The plant opened in 1966 on the edge of Lake Baikal, which contains one-fifth of the world’s unfrozen fresh water. At its peak, it employed more than 2,000 people and produced 100,000 tons of pulp per year. Work began in the 1950s and was part of the Soviet military complex.

Dmitry Medvedev, the current prime minister, even pledged a billion dollars to bail out the region and the factory received proposals from Chinese investors. None of these promises were ever transformed into reality. Today: empty streets and houses below a monstrous, dormant factory.

“The end of the factory has changed our lives,” says Ludmilla, a vegetable seller at a local market in Baikalsk. She says that her husband, who depended on pulp production, began to drink and to beat her. She got a divorce and he soon died from the consequences of alcoholism. She did not know that Russia would play Uruguay that night.

Vasilla Sibirtsev, 78, a former pulp-mill employee, insisted that everyone support the national team. “We will win until the end,” he said. But he did not know his players.

Not far away, illegal Uzbekistan immigrants working on the recovery of a boat admitted they were just waiting to finish the day to start following the World Cup games. Because of the time zone, practically all matches take place at night and dawn in Siberia. “We support Brazil and Russia,” said one of them, asking that his name not be revealed.

Moscow angered many residents of the region when it tried to persuade them to leave their homes and their cities. In exchange for US$25,000, these citizens were invited to migrate to cities that would survive. But for poorer families, moving to a new city was unrealistic.

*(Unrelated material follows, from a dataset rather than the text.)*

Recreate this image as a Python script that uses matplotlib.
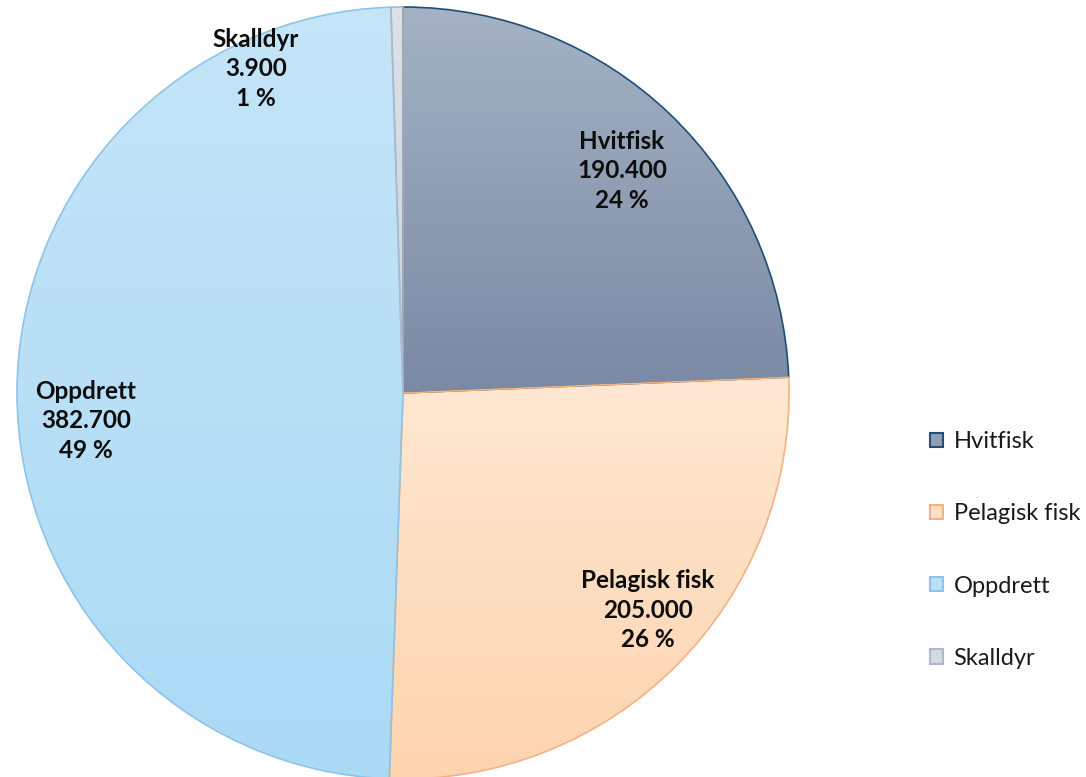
import numpy as np
import matplotlib.pyplot as plt
from matplotlib.colors import LinearSegmentedColormap, to_rgb
from matplotlib.patches import Patch

# data
names = ['Hvitfisk', 'Pelagisk fisk', 'Oppdrett', 'Skalldyr']
values = [190400, 205000, 382700, 3900]
value_txt = ['190.400', '205.000', '382.700', '3.900']
pct_txt = ['24 %', '26 %', '49 %', '1 %']

# style
top_cols = ['#A4B2C4', '#FFE8D3', '#C5E5F8', '#DCE0E7']
bot_cols = ['#7A8AA4', '#FDD4AF', '#ABDAF5', '#CDD3DC']
edge_cols = ['#1F4E79', '#F4B183', '#8FC3E8', '#ADB9CA']
label_pos = [(622, 606), (648, 167), (86, 356), (256, 708)]

plt.rcParams['font.family'] = ['Lato', 'DejaVu Sans']

W, H = 1086, 777
fig = plt.figure(figsize=(W / 100, H / 100), dpi=100)
ax = fig.add_axes([0, 0, 1, 1])

cx, cy, R = 403, 384, 386
wedges, _ = ax.pie(values, center=(cx, cy), radius=R, startangle=90,
                   counterclock=False, frame=True)
ax.set_xlim(0, W)
ax.set_ylim(0, H)
ax.set_aspect('equal')
ax.axis('off')

grad = np.linspace(0, 1, 256).reshape(-1, 1)
for i, w in enumerate(wedges):
    w.set_facecolor('none')
    w.set_edgecolor(edge_cols[i])
    w.set_linewidth(1.2)
    w.set_zorder(3)
    ext = w.get_path().get_extents()
    cmap = LinearSegmentedColormap.from_list('g%d' % i, [bot_cols[i], top_cols[i]])
    im = ax.imshow(grad, cmap=cmap, origin='lower', aspect='auto',
                   extent=[ext.x0, ext.x1, ext.y0, ext.y1], zorder=2)
    im.set_clip_path(w)

for i in range(len(names)):
    ax.text(label_pos[i][0], label_pos[i][1],
            '%s\n%s\n%s' % (names[i], value_txt[i], pct_txt[i]),
            ha='center', va='center', fontsize=17.5, fontweight='bold',
            color='#0D0D0D', linespacing=1.35, zorder=5)

ax.set_xlim(0, W)
ax.set_ylim(0, H)
ax.set_aspect('equal')

handles = [Patch(facecolor=(np.array(to_rgb(top_cols[i])) + np.array(to_rgb(bot_cols[i]))) / 2,
                 edgecolor=edge_cols[i], linewidth=1.5) for i in range(len(names))]
fig.legend(handles, names, loc='center left', bbox_to_anchor=(930 / W, 1 - 550 / H),
           frameon=False, fontsize=17, labelspacing=2.17, handlelength=0.55,
           handleheight=0.55, handletextpad=0.45, borderpad=0, borderaxespad=0,
           labelcolor='#1A1A1A')

fig.savefig('out.png', dpi=100)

They would have to sell their homes for a maximum of US$2,000 and look for alternatives in big cities, most valued at around US$60,000.

In silence, the factory that has polluted the waters of one of the largest lakes in the world for more than half a century looms over a village that has nothing to do with the images of the World Cup and its host cities’ fireworks.

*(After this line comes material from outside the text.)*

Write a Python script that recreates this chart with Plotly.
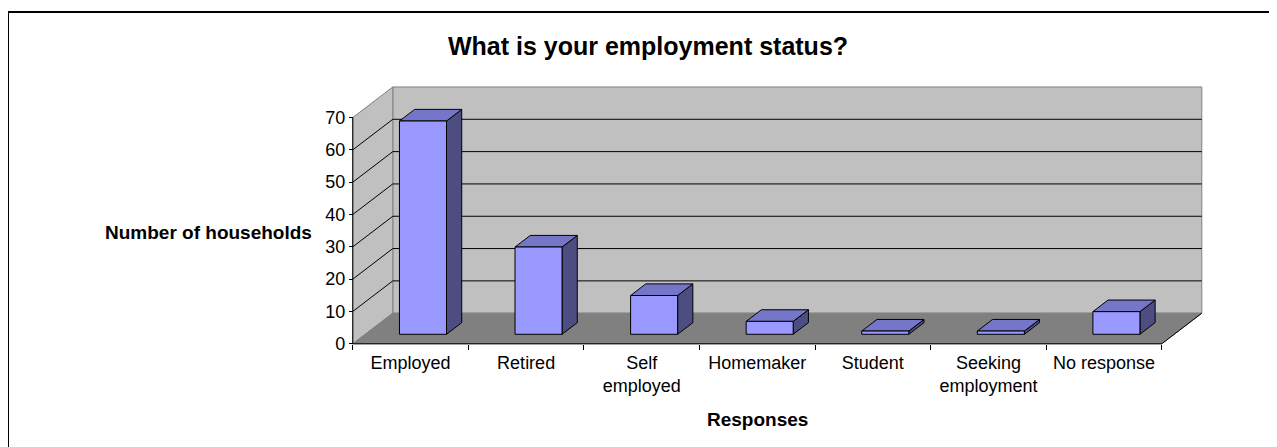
import plotly.graph_objects as go

# ---------------- data ----------------
categories = ["Employed", "Retired", "Self<br>employed", "Homemaker", "Student",
              "Seeking<br>employment", "No response"]
households = [66, 27, 12, 4, 1, 1, 7]
y_ticks = [0, 10, 20, 30, 40, 50, 60, 70]

chart_title = "What is your employment status?"
x_title = "Responses"
y_title = "Number of households"

# ---------------- geometry / style ----------------
OFF = 8                      # page body margin
W, H = 1277 - OFF, 447 - OFF
ML, MR, MT, MB = 347 - OFF, 69, 82 - OFF, 100
XR = [-0.55, 6.9]
YR = [-1, 81]
DX = 0.3464        # depth offset (category units)
DY = 9.46          # depth offset (value units)
YMAX = 70
FRONT, DEPTH, HALF = 0.31, 0.38, 0.2035
FONT = "Liberation Sans, Arial, sans-serif"

PW = W - ML - MR
PH = H - MT - MB


def pxx(px):
    return (px - OFF - ML) / PW


def pxy(py):
    return (H - MB - (py - OFF)) / PH


n = len(categories)
xl, xr = -0.5, n - 0.5

fig = go.Figure()


def poly(xs, ys, fill, line="#808080", lw=1):
    fig.add_trace(go.Scatter(x=xs, y=ys, mode="lines", fill="toself",
                             fillcolor=fill, line=dict(color=line, width=lw),
                             hoverinfo="skip", showlegend=False))


def seg(xs, ys, color="#000000", lw=1):
    fig.add_trace(go.Scatter(x=xs, y=ys, mode="lines",
                             line=dict(color=color, width=lw),
                             hoverinfo="skip", showlegend=False))


# back wall
poly([xl + DX, xr + DX, xr + DX, xl + DX, xl + DX],
     [DY, DY, YMAX + DY, YMAX + DY, DY], "#C0C0C0")
# side wall
poly([xl, xl + DX, xl + DX, xl, xl],
     [0, DY, YMAX + DY, YMAX, 0], "#C0C0C0")
# floor
poly([xl, xr, xr + DX, xl + DX, xl],
     [0, 0, DY, DY, 0], "#808080")

# gridlines (back wall + side wall)
gx, gy = [], []
for v in y_ticks[1:-1]:
    gx += [xl, xl + DX, xr + DX, None]
    gy += [v, v + DY, v + DY, None]
seg(gx, gy, "#000000", 1)

# floor right edge
seg([xr, xr + DX], [0, DY], "#000000", 1)

# bars
fx, fy, tx, ty, sx, sy = [], [], [], [], [], []
for i, v in enumerate(households):
    c = i + FRONT * DX
    x0, x1 = c - HALF, c + HALF
    yb = FRONT * DY
    yt = yb + v
    ddx, ddy = DEPTH * DX, DEPTH * DY
    fx += [x0, x1, x1, x0, x0, None]
    fy += [yb, yb, yt, yt, yb, None]
    tx += [x0, x1, x1 + ddx, x0 + ddx, x0, None]
    ty += [yt, yt, yt + ddy, yt + ddy, yt, None]
    sx += [x1, x1 + ddx, x1 + ddx, x1, x1, None]
    sy += [yb, yb + ddy, yt + ddy, yt, yb, None]
poly(sx, sy, "#4D4D82", "#000000", 1)
poly(tx, ty, "#7676C8", "#000000", 1)
poly(fx, fy, "#9999FF", "#000000", 1)

# axis lines
seg([xl, xl], [0, YMAX], "#000000", 1)
seg([xl, xr], [0, 0], "#000000", 1)

fig.update_layout(
    width=W, height=H,
    margin=dict(l=ML, r=MR, t=MT, b=MB, pad=0),
    paper_bgcolor="white", plot_bgcolor="white",
    font=dict(family=FONT, color="#000000"),
    xaxis=dict(range=XR, showgrid=False, zeroline=False, showline=False,
               tickmode="array", tickvals=list(range(n)), ticktext=categories,
               ticks="", tickfont=dict(size=18, family=FONT),
               ticklabelstandoff=6,
               anchor="free", position=pxy(343.8),
               minor=dict(tickmode="array", tickvals=[k - 0.5 for k in range(n + 1)],
                          ticks="outside", ticklen=5, tickcolor="#000000",
                          showgrid=False)),
    yaxis=dict(range=YR, showgrid=False, zeroline=False, showline=False,
               tickmode="array", tickvals=y_ticks, ticks="outside", ticklen=4,
               tickcolor="#000000", tickfont=dict(size=18, family=FONT),
               anchor="free", position=pxx(352.8)),
    annotations=[
        dict(text="<b>" + chart_title + "</b>", xref="paper", yref="paper",
             x=pxx(648), y=pxy(46), xanchor="center", yanchor="middle",
             showarrow=False, font=dict(size=25, family=FONT)),
        dict(text="<b>" + y_title + "</b>", xref="paper", yref="paper",
             x=pxx(208), y=pxy(232), xanchor="center", yanchor="middle",
             showarrow=False, font=dict(size=19, family=FONT)),
        dict(text="<b>" + x_title + "</b>", xref="paper", yref="paper",
             x=pxx(757), y=pxy(419), xanchor="center", yanchor="middle",
             showarrow=False, font=dict(size=19, family=FONT)),
    ],
    shapes=[dict(type="rect", xref="paper", yref="paper",
                 x0=pxx(8), x1=pxx(1300), y0=pxy(12), y1=pxy(470),
                 line=dict(color="#000000", width=2), fillcolor="rgba(0,0,0,0)",
                 layer="above")],
)

fig.write_html("out.html")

“What changes in my life if Russia wins?” asks Svetlana Nikolaivna, a fish-seller from Baikalsk. Asked if she would stay up late for the the game, she made it clear that this was not going to happen. “Tomorrow I need to be at work early. It’s my work that assures the lives of my kids,” she says. “Here, we don’t have time for football.”

Jamil Chade is the correspondent for the Brazilian daily O Estado de S. Paulo in Geneva. He has been twice elected as the best Brazilian foreign correspondent and chosen as one of the 40 most influential journalists in Brazil. Chade has covered four World Cups, as well as two Olympic Games and travelled to over 60 countries. His investigative work and his five books have led the Brazilian National Congress to establish inquiry commissions to deal with corruption in soccer and opened the way for the arrests of sports officials in Spain.